O skopiowaniu danych dotyczących ksiąg wieczystych przez portal z Seszeli i o udostępnianiu ich za 29 zł „Rz" pisała 9 marca (patrz Robert Horbaczewski "Wyciekły tajemnice 16 mln ksiąg").
Jest już reakcja Ministerstwa Sprawiedliwości na nasz artykuł.
– Badamy tę sprawę – wyjaśnił Jacek Gołaczyński, wiceminister sprawiedliwości. – Moim zdaniem udostępnianie przez prywatny portal danych z ksiąg wieczystych narusza prawo. Jedynymi upoważnionymi do tego podmiotami powinny być sądy wieczysto- księgowe oraz centralna baza ksiąg wieczystych, która jest jednostką organizacyjną Ministerstwa Sprawiedliwości – podkreślił. Oficjalnego stanowiska ministerstwa na razie nie ma.
– Musimy przeprowadzić jeszcze analizę prawną przepisów dwóch ustaw: o księgach wieczystych i hipotece oraz o ujawnianiu informacji publicznej – wyjaśnił wiceminister.

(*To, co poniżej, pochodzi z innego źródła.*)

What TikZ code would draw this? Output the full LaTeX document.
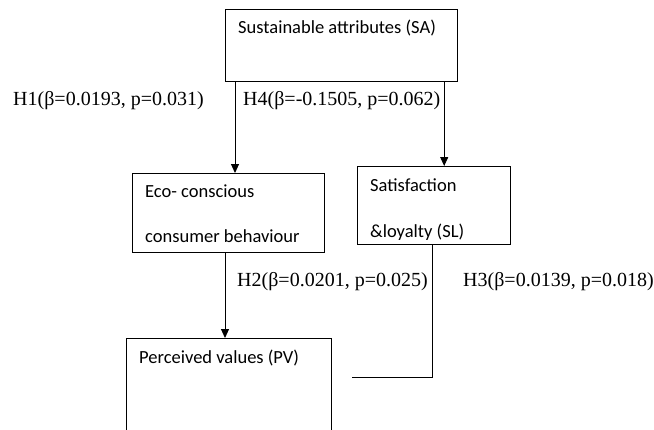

Chodzi o uzyskanie odpowiedzi na pytanie, czy kopiowanie danych z ksiąg wieczystych i udostępnianie ich za pieniądze jest dozwolonym wykorzystywaniem informacji publicznej czy nie. Już kiedyś mieliśmy podobny problem. Dotyczył Krajowego Rejestru Sądowego. Gdy został uruchomiony w formie elektronicznej, szybko pojawiły się prywatne firmy, które go skopiowały i za pieniądze udostępniały odpisy z niego. Tymczasem KRS udzielał ich nieodpłatnie. Ponadto taki odpis od firmy prywatnej nie ma mocy dokumentu urzędowego. Nie dość więc, że taka firma, wykorzystując niewiedzę klientów, kazała sobie płacić, to jeszcze otrzymywali oni bezwartościowy kawałek papieru.